▶ _SOURCE DATA_
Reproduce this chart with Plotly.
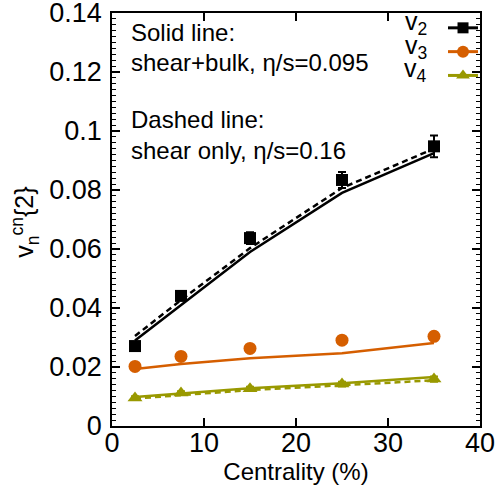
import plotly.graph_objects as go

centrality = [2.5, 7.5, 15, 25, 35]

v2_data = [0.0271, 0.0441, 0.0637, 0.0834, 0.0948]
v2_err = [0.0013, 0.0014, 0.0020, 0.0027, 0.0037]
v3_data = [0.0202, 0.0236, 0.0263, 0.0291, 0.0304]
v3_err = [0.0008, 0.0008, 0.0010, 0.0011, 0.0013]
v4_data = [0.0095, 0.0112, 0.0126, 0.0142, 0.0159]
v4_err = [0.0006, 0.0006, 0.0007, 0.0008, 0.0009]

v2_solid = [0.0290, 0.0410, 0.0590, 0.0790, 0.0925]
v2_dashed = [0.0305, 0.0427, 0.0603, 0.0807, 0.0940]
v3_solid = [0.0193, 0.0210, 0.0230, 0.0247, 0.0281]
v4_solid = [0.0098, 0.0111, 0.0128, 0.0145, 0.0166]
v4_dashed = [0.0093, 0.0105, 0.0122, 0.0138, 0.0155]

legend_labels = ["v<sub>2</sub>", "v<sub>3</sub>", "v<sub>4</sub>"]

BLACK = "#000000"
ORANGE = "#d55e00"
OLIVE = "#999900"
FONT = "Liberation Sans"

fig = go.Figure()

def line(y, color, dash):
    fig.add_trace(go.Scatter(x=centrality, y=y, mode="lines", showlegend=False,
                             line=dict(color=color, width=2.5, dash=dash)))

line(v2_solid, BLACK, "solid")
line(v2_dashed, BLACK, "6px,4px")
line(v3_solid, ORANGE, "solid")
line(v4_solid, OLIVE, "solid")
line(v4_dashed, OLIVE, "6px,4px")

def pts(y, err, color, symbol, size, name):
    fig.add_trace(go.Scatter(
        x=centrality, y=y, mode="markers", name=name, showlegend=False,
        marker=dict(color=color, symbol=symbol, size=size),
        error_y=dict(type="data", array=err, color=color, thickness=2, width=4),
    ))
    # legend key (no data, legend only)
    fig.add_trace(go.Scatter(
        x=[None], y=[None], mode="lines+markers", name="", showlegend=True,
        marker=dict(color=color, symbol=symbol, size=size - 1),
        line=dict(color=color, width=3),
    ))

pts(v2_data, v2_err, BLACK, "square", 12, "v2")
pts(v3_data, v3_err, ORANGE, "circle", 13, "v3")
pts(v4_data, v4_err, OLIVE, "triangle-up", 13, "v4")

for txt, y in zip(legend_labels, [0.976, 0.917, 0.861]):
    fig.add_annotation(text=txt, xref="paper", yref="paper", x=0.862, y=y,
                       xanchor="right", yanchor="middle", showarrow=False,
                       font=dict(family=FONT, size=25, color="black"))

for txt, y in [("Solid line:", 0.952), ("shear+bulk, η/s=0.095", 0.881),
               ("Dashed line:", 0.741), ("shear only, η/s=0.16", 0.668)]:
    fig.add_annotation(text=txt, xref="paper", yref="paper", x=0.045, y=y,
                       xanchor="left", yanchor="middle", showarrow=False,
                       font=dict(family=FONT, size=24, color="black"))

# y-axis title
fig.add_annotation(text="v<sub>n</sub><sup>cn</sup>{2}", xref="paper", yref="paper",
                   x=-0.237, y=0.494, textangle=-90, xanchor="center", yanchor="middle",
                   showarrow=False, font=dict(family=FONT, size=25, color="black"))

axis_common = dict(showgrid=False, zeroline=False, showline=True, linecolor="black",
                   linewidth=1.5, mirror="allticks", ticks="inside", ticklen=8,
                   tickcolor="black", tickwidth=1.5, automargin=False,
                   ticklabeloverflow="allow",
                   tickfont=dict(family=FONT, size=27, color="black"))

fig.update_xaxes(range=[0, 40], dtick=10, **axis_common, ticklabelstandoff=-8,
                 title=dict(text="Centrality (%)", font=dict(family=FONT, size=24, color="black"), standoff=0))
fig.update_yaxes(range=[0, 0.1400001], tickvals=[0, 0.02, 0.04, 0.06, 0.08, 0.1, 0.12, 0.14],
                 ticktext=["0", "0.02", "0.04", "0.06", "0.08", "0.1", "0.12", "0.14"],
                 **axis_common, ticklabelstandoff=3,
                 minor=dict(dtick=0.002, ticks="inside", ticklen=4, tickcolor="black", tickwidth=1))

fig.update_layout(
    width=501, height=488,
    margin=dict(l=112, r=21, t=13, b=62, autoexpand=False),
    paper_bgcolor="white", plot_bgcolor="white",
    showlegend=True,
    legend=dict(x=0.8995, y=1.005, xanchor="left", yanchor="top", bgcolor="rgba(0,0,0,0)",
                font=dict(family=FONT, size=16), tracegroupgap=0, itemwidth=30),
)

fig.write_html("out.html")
---
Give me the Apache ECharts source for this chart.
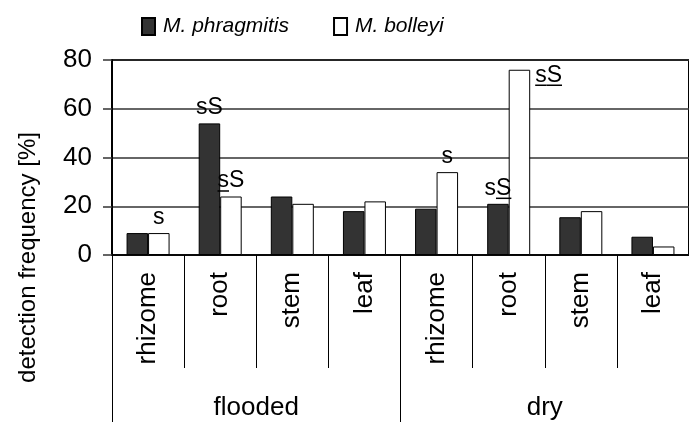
--
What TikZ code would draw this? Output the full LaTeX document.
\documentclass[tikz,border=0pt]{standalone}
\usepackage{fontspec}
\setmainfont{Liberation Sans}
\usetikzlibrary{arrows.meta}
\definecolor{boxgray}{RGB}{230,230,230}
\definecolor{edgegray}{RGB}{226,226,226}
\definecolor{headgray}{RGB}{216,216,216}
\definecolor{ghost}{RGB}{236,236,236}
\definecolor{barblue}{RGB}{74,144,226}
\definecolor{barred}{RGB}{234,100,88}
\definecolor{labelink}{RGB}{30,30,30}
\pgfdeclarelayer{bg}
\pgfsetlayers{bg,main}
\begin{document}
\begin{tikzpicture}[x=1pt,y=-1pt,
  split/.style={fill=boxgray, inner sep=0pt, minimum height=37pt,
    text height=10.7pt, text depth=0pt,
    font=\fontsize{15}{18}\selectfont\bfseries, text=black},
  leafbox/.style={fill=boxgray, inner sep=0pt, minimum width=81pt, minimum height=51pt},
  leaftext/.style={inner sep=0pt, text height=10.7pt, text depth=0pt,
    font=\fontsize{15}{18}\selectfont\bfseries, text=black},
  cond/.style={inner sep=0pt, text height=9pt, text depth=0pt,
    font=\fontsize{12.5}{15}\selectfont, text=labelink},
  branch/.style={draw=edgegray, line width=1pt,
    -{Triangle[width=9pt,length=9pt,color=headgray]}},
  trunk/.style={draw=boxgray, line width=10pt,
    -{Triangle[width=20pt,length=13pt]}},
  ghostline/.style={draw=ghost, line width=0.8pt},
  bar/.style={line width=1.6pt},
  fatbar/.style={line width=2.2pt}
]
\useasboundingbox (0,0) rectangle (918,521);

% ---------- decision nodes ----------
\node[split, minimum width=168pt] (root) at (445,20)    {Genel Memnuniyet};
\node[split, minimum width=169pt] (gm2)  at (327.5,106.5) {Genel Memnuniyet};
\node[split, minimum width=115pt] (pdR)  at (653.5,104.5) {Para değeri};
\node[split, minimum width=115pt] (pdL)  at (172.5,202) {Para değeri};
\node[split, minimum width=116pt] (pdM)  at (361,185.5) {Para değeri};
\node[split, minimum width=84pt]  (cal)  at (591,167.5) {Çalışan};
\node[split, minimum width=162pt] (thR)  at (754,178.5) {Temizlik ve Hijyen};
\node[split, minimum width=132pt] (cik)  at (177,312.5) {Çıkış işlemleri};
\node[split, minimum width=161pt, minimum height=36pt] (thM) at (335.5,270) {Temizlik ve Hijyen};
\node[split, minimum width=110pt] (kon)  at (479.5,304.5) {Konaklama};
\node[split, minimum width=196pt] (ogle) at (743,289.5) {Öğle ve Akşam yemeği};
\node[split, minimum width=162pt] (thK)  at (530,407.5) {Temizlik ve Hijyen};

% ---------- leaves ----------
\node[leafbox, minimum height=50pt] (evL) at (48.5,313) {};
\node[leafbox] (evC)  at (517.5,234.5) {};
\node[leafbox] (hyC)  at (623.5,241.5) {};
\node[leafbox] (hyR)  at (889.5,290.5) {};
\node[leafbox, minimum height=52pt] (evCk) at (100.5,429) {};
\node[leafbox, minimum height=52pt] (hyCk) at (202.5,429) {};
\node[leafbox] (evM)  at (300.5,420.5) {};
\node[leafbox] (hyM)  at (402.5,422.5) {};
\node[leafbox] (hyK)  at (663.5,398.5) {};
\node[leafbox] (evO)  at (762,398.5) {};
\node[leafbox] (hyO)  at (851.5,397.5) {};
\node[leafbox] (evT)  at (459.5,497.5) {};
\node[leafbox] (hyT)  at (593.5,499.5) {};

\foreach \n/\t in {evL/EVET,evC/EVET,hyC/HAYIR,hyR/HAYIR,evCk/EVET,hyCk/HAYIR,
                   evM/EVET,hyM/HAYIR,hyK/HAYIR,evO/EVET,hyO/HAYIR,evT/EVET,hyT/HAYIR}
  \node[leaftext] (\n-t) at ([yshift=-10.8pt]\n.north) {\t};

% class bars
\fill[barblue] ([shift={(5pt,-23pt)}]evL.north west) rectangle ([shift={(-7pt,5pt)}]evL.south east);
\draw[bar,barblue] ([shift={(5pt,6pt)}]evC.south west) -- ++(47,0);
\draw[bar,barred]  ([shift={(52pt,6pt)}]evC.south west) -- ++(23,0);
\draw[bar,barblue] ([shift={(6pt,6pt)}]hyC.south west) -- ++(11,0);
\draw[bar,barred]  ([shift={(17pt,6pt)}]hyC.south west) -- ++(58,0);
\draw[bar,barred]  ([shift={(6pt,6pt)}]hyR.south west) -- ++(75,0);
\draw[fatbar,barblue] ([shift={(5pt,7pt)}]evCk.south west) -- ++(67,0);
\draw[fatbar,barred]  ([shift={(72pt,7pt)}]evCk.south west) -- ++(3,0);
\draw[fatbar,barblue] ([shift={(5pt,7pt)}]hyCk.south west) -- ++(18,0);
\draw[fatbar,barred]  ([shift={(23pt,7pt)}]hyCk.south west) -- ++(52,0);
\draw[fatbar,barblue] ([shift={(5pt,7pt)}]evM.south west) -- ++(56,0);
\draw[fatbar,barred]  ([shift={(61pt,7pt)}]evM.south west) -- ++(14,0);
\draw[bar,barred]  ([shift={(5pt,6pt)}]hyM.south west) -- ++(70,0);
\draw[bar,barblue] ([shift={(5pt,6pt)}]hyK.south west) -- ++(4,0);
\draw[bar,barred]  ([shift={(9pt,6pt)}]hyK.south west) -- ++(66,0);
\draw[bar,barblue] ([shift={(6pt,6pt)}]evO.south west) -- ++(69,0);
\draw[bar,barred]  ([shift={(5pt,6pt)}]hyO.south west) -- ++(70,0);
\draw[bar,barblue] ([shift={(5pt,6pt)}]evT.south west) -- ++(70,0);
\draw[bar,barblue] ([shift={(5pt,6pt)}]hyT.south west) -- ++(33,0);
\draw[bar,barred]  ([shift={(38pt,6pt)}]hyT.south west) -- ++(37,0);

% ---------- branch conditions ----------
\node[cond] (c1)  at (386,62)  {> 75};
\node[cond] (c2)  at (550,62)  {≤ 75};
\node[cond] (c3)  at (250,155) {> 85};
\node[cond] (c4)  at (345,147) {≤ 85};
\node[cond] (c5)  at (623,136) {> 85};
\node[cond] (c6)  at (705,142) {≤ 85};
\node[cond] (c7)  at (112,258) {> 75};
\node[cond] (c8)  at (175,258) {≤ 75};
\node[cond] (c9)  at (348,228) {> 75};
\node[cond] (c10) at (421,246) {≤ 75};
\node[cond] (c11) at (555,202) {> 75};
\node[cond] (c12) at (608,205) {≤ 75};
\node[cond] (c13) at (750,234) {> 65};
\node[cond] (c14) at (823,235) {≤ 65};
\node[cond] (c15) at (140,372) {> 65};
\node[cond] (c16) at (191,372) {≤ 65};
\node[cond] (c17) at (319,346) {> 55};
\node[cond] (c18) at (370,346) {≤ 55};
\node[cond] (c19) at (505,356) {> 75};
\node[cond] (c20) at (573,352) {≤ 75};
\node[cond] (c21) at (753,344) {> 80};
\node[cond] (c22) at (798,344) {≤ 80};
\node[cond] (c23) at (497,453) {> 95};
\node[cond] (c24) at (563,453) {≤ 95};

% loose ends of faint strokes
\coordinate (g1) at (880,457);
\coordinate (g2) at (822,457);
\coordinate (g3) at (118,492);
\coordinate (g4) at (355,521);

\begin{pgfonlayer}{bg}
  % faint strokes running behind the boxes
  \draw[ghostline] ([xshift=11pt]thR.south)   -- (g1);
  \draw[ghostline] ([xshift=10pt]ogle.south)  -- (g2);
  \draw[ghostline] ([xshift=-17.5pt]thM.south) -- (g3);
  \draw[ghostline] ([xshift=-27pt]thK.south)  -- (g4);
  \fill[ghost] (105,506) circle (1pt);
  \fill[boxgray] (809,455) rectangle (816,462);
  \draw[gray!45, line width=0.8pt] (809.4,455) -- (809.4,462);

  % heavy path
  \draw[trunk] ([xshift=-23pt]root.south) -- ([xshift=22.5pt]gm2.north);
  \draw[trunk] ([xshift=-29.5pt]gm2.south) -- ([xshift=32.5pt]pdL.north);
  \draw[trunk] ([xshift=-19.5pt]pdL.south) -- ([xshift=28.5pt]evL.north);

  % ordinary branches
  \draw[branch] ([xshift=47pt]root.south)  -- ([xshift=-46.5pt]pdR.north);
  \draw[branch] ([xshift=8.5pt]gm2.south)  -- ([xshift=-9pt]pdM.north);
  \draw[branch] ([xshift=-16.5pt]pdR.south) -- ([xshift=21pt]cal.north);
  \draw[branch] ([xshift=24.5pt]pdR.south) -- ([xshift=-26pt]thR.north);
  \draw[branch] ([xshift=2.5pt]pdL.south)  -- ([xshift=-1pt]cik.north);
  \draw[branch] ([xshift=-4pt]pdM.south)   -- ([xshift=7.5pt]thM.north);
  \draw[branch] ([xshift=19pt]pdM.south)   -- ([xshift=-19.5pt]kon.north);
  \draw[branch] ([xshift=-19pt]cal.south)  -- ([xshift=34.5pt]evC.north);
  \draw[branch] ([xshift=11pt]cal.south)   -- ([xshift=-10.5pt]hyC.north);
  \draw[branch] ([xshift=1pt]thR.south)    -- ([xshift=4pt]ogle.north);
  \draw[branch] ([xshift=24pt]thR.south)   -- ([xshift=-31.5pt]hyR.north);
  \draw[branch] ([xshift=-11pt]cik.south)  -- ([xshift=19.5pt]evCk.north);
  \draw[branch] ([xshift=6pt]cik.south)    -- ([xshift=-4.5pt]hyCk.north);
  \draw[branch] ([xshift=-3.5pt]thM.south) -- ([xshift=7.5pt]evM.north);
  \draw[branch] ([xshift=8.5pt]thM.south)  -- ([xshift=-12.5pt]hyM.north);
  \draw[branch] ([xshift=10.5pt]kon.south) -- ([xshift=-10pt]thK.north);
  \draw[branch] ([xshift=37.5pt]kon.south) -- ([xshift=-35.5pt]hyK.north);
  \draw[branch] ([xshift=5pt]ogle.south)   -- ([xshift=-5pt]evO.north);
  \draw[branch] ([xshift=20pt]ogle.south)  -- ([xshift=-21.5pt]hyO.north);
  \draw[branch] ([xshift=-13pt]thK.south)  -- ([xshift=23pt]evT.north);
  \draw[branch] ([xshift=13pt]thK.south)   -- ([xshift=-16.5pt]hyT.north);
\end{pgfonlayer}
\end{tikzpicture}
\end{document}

▶ _WORK TO COMPLETE_
Up in the listing, locate the line with "Reproduce this chart with Plotly."; print it and every line after it down to the line with "centrality = [2.5, 7.5, 15, 25, 35]", which is included too. Skip the pictures.

▶ _ANSWER TO THIS EXERCISE_
Reproduce this chart with Plotly.
import plotly.graph_objects as go

centrality = [2.5, 7.5, 15, 25, 35]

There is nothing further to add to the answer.